Awesome
These are Python bindings to the Parma Polyhedra Library. They were extracted from the sagemath project, in order to be used in non-sage projects. This is GPL-licensed, as is Sagemath.
To build it you need to have both the ppl and gmp libraries installed in a place where distutils can find it. Then,
python setup.py build && python setup.py install
If you have trouble, try adding the desired paths to library_dirs in setup.py as a keyword argument to the Extension constructor.
To use it, simply import the module, create a matrix of Fractions or integers, and compute the double description !

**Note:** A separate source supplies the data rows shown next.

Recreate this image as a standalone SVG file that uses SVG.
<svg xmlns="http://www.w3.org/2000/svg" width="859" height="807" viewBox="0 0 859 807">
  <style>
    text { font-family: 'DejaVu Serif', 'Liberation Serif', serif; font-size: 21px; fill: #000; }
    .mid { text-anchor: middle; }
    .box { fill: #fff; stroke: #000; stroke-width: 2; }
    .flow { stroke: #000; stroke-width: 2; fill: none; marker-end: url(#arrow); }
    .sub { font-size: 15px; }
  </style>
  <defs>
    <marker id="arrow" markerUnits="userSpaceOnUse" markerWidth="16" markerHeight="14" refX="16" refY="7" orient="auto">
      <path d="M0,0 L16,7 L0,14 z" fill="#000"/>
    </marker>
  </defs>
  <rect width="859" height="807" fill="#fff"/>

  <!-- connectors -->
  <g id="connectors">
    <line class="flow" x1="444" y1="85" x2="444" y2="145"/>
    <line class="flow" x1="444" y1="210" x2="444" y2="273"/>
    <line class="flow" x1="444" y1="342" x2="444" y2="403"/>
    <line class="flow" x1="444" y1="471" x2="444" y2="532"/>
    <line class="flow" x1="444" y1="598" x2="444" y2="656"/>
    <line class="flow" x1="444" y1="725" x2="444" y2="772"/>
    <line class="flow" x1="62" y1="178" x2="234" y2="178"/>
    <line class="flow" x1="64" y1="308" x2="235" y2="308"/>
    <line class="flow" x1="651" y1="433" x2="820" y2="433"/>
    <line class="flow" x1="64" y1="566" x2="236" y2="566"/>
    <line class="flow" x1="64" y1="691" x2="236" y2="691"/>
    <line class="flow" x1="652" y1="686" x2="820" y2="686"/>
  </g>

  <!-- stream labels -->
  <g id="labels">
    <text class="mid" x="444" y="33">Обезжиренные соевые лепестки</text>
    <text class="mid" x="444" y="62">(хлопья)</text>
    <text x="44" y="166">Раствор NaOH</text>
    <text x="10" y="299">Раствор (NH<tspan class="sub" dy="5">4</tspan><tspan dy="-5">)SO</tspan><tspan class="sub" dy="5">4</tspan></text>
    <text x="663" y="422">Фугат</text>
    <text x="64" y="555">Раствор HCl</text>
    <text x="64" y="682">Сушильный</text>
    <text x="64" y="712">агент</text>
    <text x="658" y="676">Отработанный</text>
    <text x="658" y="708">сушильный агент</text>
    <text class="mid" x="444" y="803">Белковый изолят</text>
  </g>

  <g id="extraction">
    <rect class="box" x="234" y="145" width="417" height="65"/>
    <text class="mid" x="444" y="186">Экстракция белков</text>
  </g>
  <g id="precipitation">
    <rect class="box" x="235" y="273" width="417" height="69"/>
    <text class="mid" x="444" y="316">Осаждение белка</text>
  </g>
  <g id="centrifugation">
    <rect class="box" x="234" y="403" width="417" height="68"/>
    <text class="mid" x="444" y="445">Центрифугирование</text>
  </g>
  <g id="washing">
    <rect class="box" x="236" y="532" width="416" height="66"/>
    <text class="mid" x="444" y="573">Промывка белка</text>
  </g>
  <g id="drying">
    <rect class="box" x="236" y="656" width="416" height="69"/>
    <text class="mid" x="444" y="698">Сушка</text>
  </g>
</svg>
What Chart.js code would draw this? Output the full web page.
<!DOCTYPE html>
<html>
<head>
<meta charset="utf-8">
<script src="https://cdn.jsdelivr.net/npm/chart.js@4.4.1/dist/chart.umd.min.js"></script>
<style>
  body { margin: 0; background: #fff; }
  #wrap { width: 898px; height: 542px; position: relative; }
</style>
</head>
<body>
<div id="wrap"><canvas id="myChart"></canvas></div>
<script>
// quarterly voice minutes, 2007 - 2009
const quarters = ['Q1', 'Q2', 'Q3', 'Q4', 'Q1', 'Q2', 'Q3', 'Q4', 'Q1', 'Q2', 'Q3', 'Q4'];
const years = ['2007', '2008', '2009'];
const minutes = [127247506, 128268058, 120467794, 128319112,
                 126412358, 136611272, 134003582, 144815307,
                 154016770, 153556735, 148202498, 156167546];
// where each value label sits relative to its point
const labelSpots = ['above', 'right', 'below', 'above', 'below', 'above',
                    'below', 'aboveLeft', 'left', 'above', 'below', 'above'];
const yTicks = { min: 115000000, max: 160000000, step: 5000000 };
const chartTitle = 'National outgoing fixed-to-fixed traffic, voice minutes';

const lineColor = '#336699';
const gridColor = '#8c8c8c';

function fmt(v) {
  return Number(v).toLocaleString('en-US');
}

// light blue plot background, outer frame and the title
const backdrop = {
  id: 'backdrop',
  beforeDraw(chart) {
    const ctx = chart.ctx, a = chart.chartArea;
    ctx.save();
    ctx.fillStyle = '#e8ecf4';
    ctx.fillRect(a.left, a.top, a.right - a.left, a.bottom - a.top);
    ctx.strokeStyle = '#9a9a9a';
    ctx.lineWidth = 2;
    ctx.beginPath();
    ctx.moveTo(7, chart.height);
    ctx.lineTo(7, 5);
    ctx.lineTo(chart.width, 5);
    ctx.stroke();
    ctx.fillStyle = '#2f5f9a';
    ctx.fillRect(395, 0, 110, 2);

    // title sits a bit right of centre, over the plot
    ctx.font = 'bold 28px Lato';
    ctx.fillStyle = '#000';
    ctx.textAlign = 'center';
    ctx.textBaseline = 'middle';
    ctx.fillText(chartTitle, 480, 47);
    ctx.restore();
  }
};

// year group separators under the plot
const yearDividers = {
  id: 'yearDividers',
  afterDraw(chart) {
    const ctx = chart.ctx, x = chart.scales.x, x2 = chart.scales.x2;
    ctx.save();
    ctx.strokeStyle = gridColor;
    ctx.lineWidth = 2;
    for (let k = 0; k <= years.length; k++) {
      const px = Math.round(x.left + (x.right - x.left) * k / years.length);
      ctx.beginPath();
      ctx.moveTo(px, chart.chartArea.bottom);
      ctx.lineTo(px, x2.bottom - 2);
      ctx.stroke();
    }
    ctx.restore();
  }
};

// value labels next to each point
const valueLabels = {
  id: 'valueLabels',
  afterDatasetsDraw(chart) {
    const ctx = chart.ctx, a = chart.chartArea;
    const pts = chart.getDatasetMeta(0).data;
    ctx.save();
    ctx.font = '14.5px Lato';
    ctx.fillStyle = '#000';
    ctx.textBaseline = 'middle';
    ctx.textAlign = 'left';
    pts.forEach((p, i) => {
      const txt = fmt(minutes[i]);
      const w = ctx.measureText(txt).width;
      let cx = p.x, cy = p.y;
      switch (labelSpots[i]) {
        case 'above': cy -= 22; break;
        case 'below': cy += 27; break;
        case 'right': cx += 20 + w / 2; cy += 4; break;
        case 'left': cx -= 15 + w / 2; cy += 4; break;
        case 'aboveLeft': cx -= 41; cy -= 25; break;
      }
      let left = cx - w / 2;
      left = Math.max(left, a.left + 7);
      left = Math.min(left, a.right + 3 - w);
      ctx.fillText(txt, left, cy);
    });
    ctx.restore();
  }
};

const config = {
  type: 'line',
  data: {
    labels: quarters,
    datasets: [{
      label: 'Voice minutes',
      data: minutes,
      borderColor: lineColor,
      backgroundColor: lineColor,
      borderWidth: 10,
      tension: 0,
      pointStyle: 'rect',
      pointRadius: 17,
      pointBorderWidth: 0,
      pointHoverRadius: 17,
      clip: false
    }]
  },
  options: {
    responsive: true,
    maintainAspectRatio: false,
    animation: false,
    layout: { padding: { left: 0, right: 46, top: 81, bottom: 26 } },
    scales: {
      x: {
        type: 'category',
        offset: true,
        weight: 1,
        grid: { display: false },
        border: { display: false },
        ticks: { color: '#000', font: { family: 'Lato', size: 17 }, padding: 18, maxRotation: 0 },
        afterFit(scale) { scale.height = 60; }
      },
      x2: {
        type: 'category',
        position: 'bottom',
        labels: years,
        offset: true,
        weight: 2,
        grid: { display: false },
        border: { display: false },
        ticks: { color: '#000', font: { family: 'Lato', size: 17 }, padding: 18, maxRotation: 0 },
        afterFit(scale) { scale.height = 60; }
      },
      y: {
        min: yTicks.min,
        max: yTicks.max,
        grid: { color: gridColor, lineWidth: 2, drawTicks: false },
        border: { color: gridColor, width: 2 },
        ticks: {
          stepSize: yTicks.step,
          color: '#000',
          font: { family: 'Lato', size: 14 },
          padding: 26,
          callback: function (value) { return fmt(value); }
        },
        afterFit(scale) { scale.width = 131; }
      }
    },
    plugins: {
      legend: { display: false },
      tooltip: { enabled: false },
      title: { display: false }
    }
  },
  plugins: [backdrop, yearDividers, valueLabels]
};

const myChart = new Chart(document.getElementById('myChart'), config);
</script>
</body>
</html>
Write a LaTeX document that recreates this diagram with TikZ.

from pyparma import Polyhedron
import numpy as np
from fractions import Fraction
fractionize = np.vectorize(lambda x: Fraction(str(x)))
A = fractionize(np.random.rand(50,3))
poly = Polyhedron(hrep=A)
print poly.hrep()
Both H-representation and V-representation follow the CDD format i.e.:
- H_rep = [b | A] where the polyhedron is defined by b + A x >= 0
- V_rep = [t | V] where V are the stacked vertices (Horizontal vectors) and t is the type: 1 for points, 0 for rays/lines.
To run the tests, simply run:
nosetests
From the top-level directory. To run the tests, you need to have the CDD library installed. I assume that you installed the version that comes with the pycddlib bindings.